ZEEL's domestic advertising revenue has grown 1.4% YoY in Q2FY20

e4m by exchange4media Staff
Published: Oct 18, 2019 7:51 AM  | 2 min read
ZEEL

Zee Entertainment Enterprises Limited (ZEEL) has reported a consolidated revenue of Rs 2,122 crore for the second quarter of FY20, recording a growth of 7.4% on YoY basis.

The Earnings Before Interest, Tax, Depreciation and Amortization (EBITDA) was recorded as Rs 692.9 crore with an EBITDA margin of 32.7%. PAT for the quarter was Rs 413.2 crore. The Profit After Tax (PAT) for the quarter was Rs 413.2 million, with a growth of 6.9% YoY.

During the second quarter, ZEEL’s consolidated advertising revenue grew by 1.2% YoY to Rs 1,224.7 crore. The domestic advertising revenues grew by 1.4% YoY to Rs 1169 crore.

ZEEL has posted 26.8% YoY growth in Q2FY20 domestic subscription revenue.

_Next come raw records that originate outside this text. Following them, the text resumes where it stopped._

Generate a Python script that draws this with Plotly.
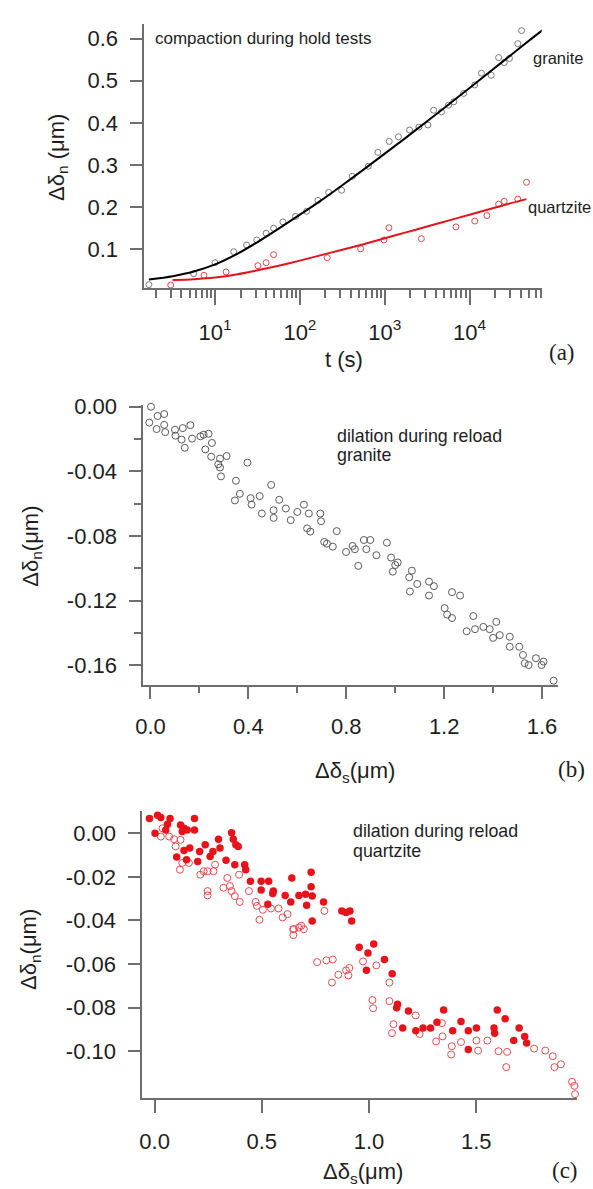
import plotly.graph_objects as go

W, H = 593, 1189

# ---------------- panel (a): compaction during hold tests ----------------
granite_t = [1.66, 5.6, 10, 16.6, 23.5, 31, 40, 49, 63, 89, 120, 163, 218, 310, 415, 640, 830,
             1130, 1450, 1960, 2530, 3230, 3770, 4660, 5640, 6500, 8500, 11500, 13800, 18000,
             22000, 25600, 29500, 37000, 41000, 55000, 74000]
granite_v = [0.016, 0.042, 0.068, 0.094, 0.11, 0.122, 0.138, 0.15, 0.165, 0.178, 0.19, 0.216,
             0.235, 0.24, 0.273, 0.297, 0.33, 0.356, 0.367, 0.383, 0.39, 0.395, 0.43, 0.426,
             0.442, 0.45, 0.47, 0.49, 0.518, 0.513, 0.555, 0.543, 0.553, 0.588, 0.619, 0.637, 0.626]
granite_fit_t = [1.66, 3.16, 5.62, 10, 17.8, 31.6, 56.2, 100, 178, 316, 562, 1000, 1780, 3160,
                 5620, 10000, 17800, 31600, 56200, 74000]
granite_fit_v = [0.028, 0.036, 0.047, 0.064, 0.088, 0.117, 0.149, 0.182, 0.216, 0.252, 0.289,
                 0.327, 0.365, 0.404, 0.443, 0.483, 0.523, 0.563, 0.603, 0.622]

quartz_t = [3.0, 7.4, 13.5, 32, 40, 49, 210, 520, 980, 1120, 2700, 6900, 11500, 16000, 22000,
            25600, 37000, 47000]
quartz_v = [0.015, 0.038, 0.046, 0.061, 0.068, 0.087, 0.080, 0.101, 0.122, 0.151, 0.125, 0.153,
            0.167, 0.18, 0.207, 0.214, 0.219, 0.259]
quartz_fit_t = [3.16, 5.62, 10, 17.8, 31.6, 56.2, 100, 178, 316, 562, 1000, 1780, 3160, 5620,
                10000, 17800, 31600, 46800]
quartz_fit_v = [0.027, 0.029, 0.033, 0.040, 0.050, 0.061, 0.073, 0.086, 0.099, 0.112, 0.126,
                0.140, 0.154, 0.168, 0.182, 0.196, 0.210, 0.219]

a_xtick_vals = [10, 100, 1000, 10000]
a_xtick_text = ["10<sup>1</sup>", "10<sup>2</sup>", "10<sup>3</sup>", "10<sup>4</sup>"]
a_ytick_vals = [0.1, 0.2, 0.3, 0.4, 0.5, 0.6]
a_ytick_text = ["0.1", "0.2", "0.3", "0.4", "0.5", "0.6"]

# ---------------- panel (b): dilation during reload, granite ----------------
b_x = [0.002, -0.005, 0.029, 0.056, 0.025, 0.056, 0.06, 0.1, 0.102, 0.132, 0.163, 0.127, 0.14,
       0.17, 0.204, 0.217, 0.237, 0.251, 0.224, 0.248, 0.284, 0.311, 0.277, 0.284, 0.288, 0.396,
       0.349, 0.365, 0.345, 0.409, 0.446, 0.413, 0.493, 0.455, 0.503, 0.503, 0.526, 0.553, 0.573,
       0.6, 0.627, 0.647, 0.64, 0.653,
       0.694, 0.697, 0.761, 0.71, 0.721, 0.745, 0.799, 0.826, 0.835, 0.872, 0.898, 0.882, 0.849,
       0.923, 0.966, 0.983, 1.01, 1.0, 0.99, 1.068, 1.057, 1.09, 1.06, 1.138, 1.158, 1.138, 1.232,
       1.265, 1.202, 1.212, 1.232, 1.319, 1.292, 1.326, 1.36, 1.386, 1.413, 1.4, 1.427,
       1.468, 1.468, 1.507, 1.522, 1.529, 1.545, 1.575, 1.598, 1.606, 1.647, 1.671]
b_y = [0.0, -0.0098, -0.0057, -0.0045, -0.0138, -0.0112, -0.0157, -0.0142, -0.0179, -0.0132,
       -0.0114, -0.0203, -0.0254, -0.0197, -0.0183, -0.0173, -0.0167, -0.0224, -0.0264, -0.0309,
       -0.0321, -0.0305, -0.0356, -0.0376, -0.0431, -0.0346, -0.0458, -0.0539, -0.058, -0.0566,
       -0.0553, -0.0606, -0.0484, -0.0661, -0.0641, -0.0688, -0.0576, -0.063, -0.0702, -0.0651,
       -0.0606, -0.0661, -0.0753, -0.0773,
       -0.0661, -0.0709, -0.077, -0.0837, -0.0848, -0.0866, -0.0899, -0.0862, -0.0882, -0.0825,
       -0.0825, -0.0882, -0.0985, -0.0919, -0.0842, -0.0934, -0.0964, -0.098, -0.1021, -0.1015,
       -0.1056, -0.1097, -0.1144, -0.1083, -0.1111, -0.1169, -0.1148, -0.1169, -0.1247, -0.1287,
       -0.1308, -0.1296, -0.139, -0.1377, -0.1363, -0.1377, -0.1332, -0.1431, -0.1414,
       -0.1424, -0.1486, -0.1486, -0.1537, -0.1588, -0.1599, -0.1557, -0.1599, -0.1578, -0.1696,
       -0.1649]
b_xtick_vals = [0.0, 0.4, 0.8, 1.2, 1.6]
b_xtick_text = ["0.0", "0.4", "0.8", "1.2", "1.6"]
b_ytick_vals = [0.0, -0.04, -0.08, -0.12, -0.16]
b_ytick_text = ["0.00", "-0.04", "-0.08", "-0.12", "-0.16"]

# ---------------- panel (c): dilation during reload, quartzite ----------------
c_filled_x = [-0.024, 0.014, 0.029, 0.075, 0.072, 0.06, 0.052, 0.002, 0.121, 0.137, 0.129, 0.186,
              0.186, 0.152, 0.103, 0.137, 0.164, 0.149, 0.201, 0.21, 0.236, 0.259, 0.272, 0.298,
              0.305, 0.333, 0.359, 0.367, 0.379, 0.39, 0.374, 0.42, 0.425, 0.447, 0.497, 0.532,
              0.554, 0.497, 0.551, 0.64, 0.609, 0.635, 0.673, 0.528,
              0.73, 0.73, 0.704, 0.735, 0.709, 0.788, 0.735, 0.873, 0.893, 0.911, 0.919, 0.954,
              1.022, 0.995, 1.072, 0.988, 1.108, 1.133, 1.129, 1.184,
              1.157, 1.218, 1.252, 1.287, 1.317, 1.348, 1.39, 1.429, 1.463, 1.501, 1.463, 1.583,
              1.586, 1.598, 1.635, 1.675, 1.7, 1.726, 1.735]
c_filled_y = [0.0068, 0.0083, 0.0073, 0.0109, 0.0068, 0.0042, 0.0015, 0.0, 0.0038, 0.0023, 0.0008,
              0.0068, 0.0015, 0.0015, -0.0109, -0.0079, -0.0068, -0.0121, -0.0129, -0.0083,
              -0.0053, -0.0106, -0.0083, -0.0027, -0.0068, -0.0124, 0.0003, -0.0027, -0.0053,
              -0.006, -0.0144, -0.0144, -0.0167, -0.022, -0.022, -0.022, -0.0265, -0.026, -0.0276,
              -0.0205, -0.0285, -0.0315, -0.0285, -0.0326,
              -0.0179, -0.0245, -0.028, -0.0288, -0.033, -0.0315, -0.0402, -0.0356, -0.0364,
              -0.0356, -0.0402, -0.0523, -0.0508, -0.0549, -0.0579, -0.0629, -0.0644, -0.0785,
              -0.08, -0.0815,
              -0.0894, -0.0906, -0.0894, -0.0894, -0.0867, -0.0811, -0.0906, -0.0864, -0.0906,
              -0.0894, -0.0992, -0.0894, -0.0917, -0.0811, -0.0851, -0.0951, -0.0894, -0.0932,
              -0.0962]
c_open_x = [0.037, 0.029, 0.068, 0.091, 0.098, 0.121, 0.118, 0.129, 0.16, 0.213, 0.229, 0.247,
            0.282, 0.275, 0.247, 0.247, 0.321, 0.339, 0.351, 0.359, 0.374, 0.397, 0.394, 0.44,
            0.471, 0.477, 0.505, 0.489, 0.543, 0.578, 0.62, 0.597, 0.646, 0.673,
            0.792, 0.65, 0.647, 0.684, 0.696, 0.758, 0.801, 0.831, 0.857, 0.827, 0.893, 0.904,
            0.908, 0.972, 1.034, 1.095, 1.016, 1.019, 1.095, 1.218,
            1.114, 1.107, 1.236, 1.313, 1.343, 1.34, 1.386, 1.383, 1.429, 1.501, 1.509, 1.552,
            1.604, 1.644, 1.64,
            1.77, 1.822, 1.857, 1.865, 1.895, 1.947, 1.958, 1.961]
c_open_y = [0.0023, -0.0015, -0.0015, -0.0027, -0.006, -0.003, -0.0167, -0.0136, -0.0136, -0.019,
            -0.0174, -0.0174, -0.0144, -0.0174, -0.0265, -0.0285, -0.025, -0.0205, -0.0242,
            -0.0265, -0.0288, -0.0315, -0.019, -0.0265, -0.0315, -0.0333, -0.0351, -0.0397,
            -0.0345, -0.0345, -0.0371, -0.0386, -0.044, -0.0432,
            -0.0356, -0.044, -0.0467, -0.0424, -0.044, -0.0591, -0.0583, -0.0579, -0.0649,
            -0.0685, -0.0629, -0.0652, -0.0618, -0.0588, -0.0606, -0.0685, -0.0765, -0.0803,
            -0.077, -0.0836,
            -0.0876, -0.0917, -0.0921, -0.0955, -0.0932, -0.0871, -0.0977, -0.1015, -0.0958,
            -0.0951, -0.0997, -0.0951, -0.1, -0.1003, -0.1073,
            -0.0988, -0.0997, -0.1023, -0.1073, -0.106, -0.114, -0.1159, -0.1197]
c_xtick_vals = [0.0, 0.5, 1.0, 1.5]
c_xtick_text = ["0.0", "0.5", "1.0", "1.5"]
c_ytick_vals = [0.0, -0.02, -0.04, -0.06, -0.08, -0.10]
c_ytick_text = ["0.00", "-0.02", "-0.04", "-0.06", "-0.08", "-0.10"]

# ---------------------------------------------------------------------------
AX = "#6e6e6e"
SANS = "Liberation Sans, Arial, sans-serif"
SERIF = "Liberation Serif, Times New Roman, serif"
RED = "#e3141b"


def px(x):
    return x / W


def py(y):
    return 1 - y / H


fig = go.Figure()

# panel (a)
fig.add_trace(go.Scatter(x=granite_t, y=granite_v, mode="markers", xaxis="x", yaxis="y",
                         marker=dict(symbol="circle-open", size=6, color="#7a7a7a",
                                     line=dict(width=1)), cliponaxis=False))
fig.add_trace(go.Scatter(x=granite_fit_t, y=granite_fit_v, mode="lines", xaxis="x", yaxis="y",
                         line=dict(color="black", width=2, shape="spline", smoothing=0.8),
                         cliponaxis=False))
fig.add_trace(go.Scatter(x=quartz_t, y=quartz_v, mode="markers", xaxis="x", yaxis="y",
                         marker=dict(symbol="circle-open", size=6, color="#e8464b",
                                     line=dict(width=1)), cliponaxis=False))
fig.add_trace(go.Scatter(x=quartz_fit_t, y=quartz_fit_v, mode="lines", xaxis="x", yaxis="y",
                         line=dict(color=RED, width=2, shape="spline", smoothing=0.8),
                         cliponaxis=False))

# panel (b)
fig.add_trace(go.Scatter(x=b_x, y=b_y, mode="markers", xaxis="x2", yaxis="y2",
                         marker=dict(symbol="circle-open", size=7, color="#5a5a5a",
                                     line=dict(width=1)), cliponaxis=False))

# panel (c)
fig.add_trace(go.Scatter(x=c_open_x, y=c_open_y, mode="markers", xaxis="x3", yaxis="y3",
                         marker=dict(symbol="circle-open", size=7, color="#ea4a50",
                                     line=dict(width=1)), cliponaxis=False))
fig.add_trace(go.Scatter(x=c_filled_x, y=c_filled_y, mode="markers", xaxis="x3", yaxis="y3",
                         marker=dict(symbol="circle", size=7.5, color="#e6131a",
                                     line=dict(width=0)), cliponaxis=False))

base = dict(showline=True, linecolor=AX, linewidth=1.5, ticks="outside", tickcolor=AX,
            tickwidth=1.5, showgrid=False, zeroline=False, mirror=False,
            tickfont=dict(family=SANS, size=22, color="#1e1e1e"), tickmode="array")

a_minor = [m * 10 ** e for e in range(0, 5) for m in range(2, 10)]

fig.update_layout(
    width=W, height=H, margin=dict(l=0, r=0, t=0, b=0),
    paper_bgcolor="white", plot_bgcolor="white", showlegend=False,
    xaxis=dict(base, type="log", domain=[px(138), px(541)], anchor="y", range=[0.164, 4.85],
               tickvals=a_xtick_vals, ticktext=a_xtick_text, ticklen=15, ticklabelstandoff=8,
               minor=dict(tickmode="array", tickvals=a_minor, ticks="outside", ticklen=8,
                          tickcolor=AX, tickwidth=1.5, showgrid=False)),
    yaxis=dict(base, domain=[py(280), py(13)], anchor="x", range=[0.007, 0.635],
               tickvals=a_ytick_vals, ticktext=a_ytick_text, ticklen=12, ticklabelstandoff=8),
    xaxis2=dict(base, domain=[px(137), px(558)], anchor="y2", range=[-0.030, 1.667],
                tickvals=b_xtick_vals, ticktext=b_xtick_text, ticklen=13, ticklabelstandoff=8,
                minor=dict(dtick=0.2, tick0=0, ticks="outside", ticklen=7, tickcolor=AX,
                           tickwidth=1.5, showgrid=False)),
    yaxis2=dict(base, domain=[py(680), py(398)], anchor="x2", range=[-0.1721, 0.0009],
                tickvals=b_ytick_vals, ticktext=b_ytick_text, ticklen=12, ticklabelstandoff=8,
                minor=dict(dtick=0.02, tick0=0, ticks="outside", ticklen=7, tickcolor=AX,
                           tickwidth=1.5, showgrid=False)),
    xaxis3=dict(base, domain=[px(136), px(577)], anchor="y3", range=[-0.058, 1.971],
                tickvals=c_xtick_vals, ticktext=c_xtick_text, ticklen=13, ticklabelstandoff=10),
    yaxis3=dict(base, domain=[py(1097), py(807)], anchor="x3", range=[-0.1214, 0.01045],
                tickvals=c_ytick_vals, ticktext=c_ytick_text, ticklen=12, ticklabelstandoff=8),
)


def note(text, x, y, size=16, xanchor="left", family=SANS, angle=0, color="#1e1e1e"):
    fig.add_annotation(text=text, x=px(x), y=py(y), xref="paper", yref="paper",
                       xanchor=xanchor, yanchor="middle", showarrow=False, textangle=angle,
                       font=dict(family=family, size=size, color=color))


# panel (a) texts
note("compaction during hold tests", 147, 28, 17)
note("granite", 530, 47, 16.5)
note("quartzite", 525, 198, 16.5)
note("t (s)", 341, 352, 22, "center")
note("(a)", 562, 345, 23, "center", SERIF)
note("Δδ<sub>n</sub> (μm)", 50, 148, 22, "center", angle=-90)

# panel (b) texts
note("dilation during reload", 331, 429, 17.8)
note("granite", 331, 448, 17.8)
note("Δδ<sub>s</sub>(μm)", 352, 768, 22, "center")
note("(b)", 571, 766, 23, "center", SERIF)
note("Δδ<sub>n</sub>(μm)", 24, 540, 22, "center", angle=-90)

# panel (c) texts
note("dilation during reload", 348, 828, 17.8)
note("quartzite", 348, 848, 17.8)
note("Δδ<sub>s</sub>(μm)", 360, 1173, 22, "center")
note("(c)", 565, 1170, 23, "center", SERIF)
note("Δδ<sub>n</sub>(μm)", 23, 947, 22, "center", angle=-90)

fig.write_html("out.html")
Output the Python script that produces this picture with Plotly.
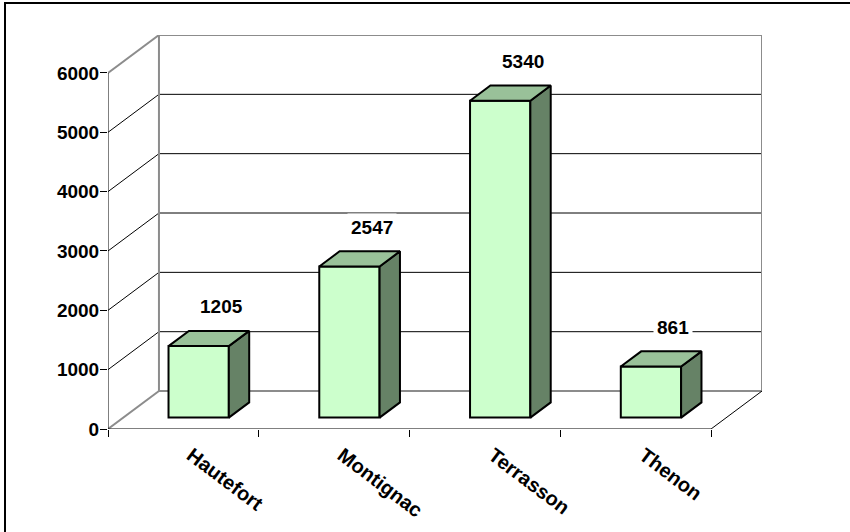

ZEEL’s consolidated subscription revenue grew by 19.0% to Rs 723.5 crore during the quarter.

ZEEL’s total expenditure in Q2FY20 stood at Rs 1429.1 crore, higher by 9.9% YoY compared to Q2FY19.

While ZEE5 recorded a peak DAU (Daily Active User) base of 8.9 million in September 2019, ZEE5 users watched an average of 120 minutes of content on the platform in the same month.
During Q2 FY20, the television network had an all-India viewership share of 18.4%.

During the quarter, ZEEL’s international business revenue was Rs 208.2 crore. The advertising and subscription revenues for international business declined by 4.0% YoY and 21.5% YoY, respectively.

Zee Music Company has registered 7.1 billion views on YouTube in Q2.

Punit Goenka, Managing Director and CEO, ZEEL, said, “I am pleased with the performance we have exhibited during the quarter. Our entertainment portfolio continues to grow from strength to strength across all formats and maintained its leading position. Our television network has emerged stronger post the implementation of tariff order on the back of a strong customer connect and brand pull of its channels. ZEE5 continued to gain traction across audience segments and markets, driven by its compelling content library and expanding list of partnerships across the digital eco-system. This strong operating performance allowed us to deliver industry leading growth in both advertising and subscription despite the tough macro-economic environment. Domestic subscription growth of 27% has reaffirmed the value proposition our television network has built over the years. The impact of tariff order has now largely settled down and has brought increased transparency along with improved monetization. Our domestic advertising revenue growth, though significantly lower than historical trend, is higher than the industry growth. We have witnessed an improvement in ad spends through the quarter and we believe that the onset of festive season along with measures taken by the government will help revive the consumption growth.”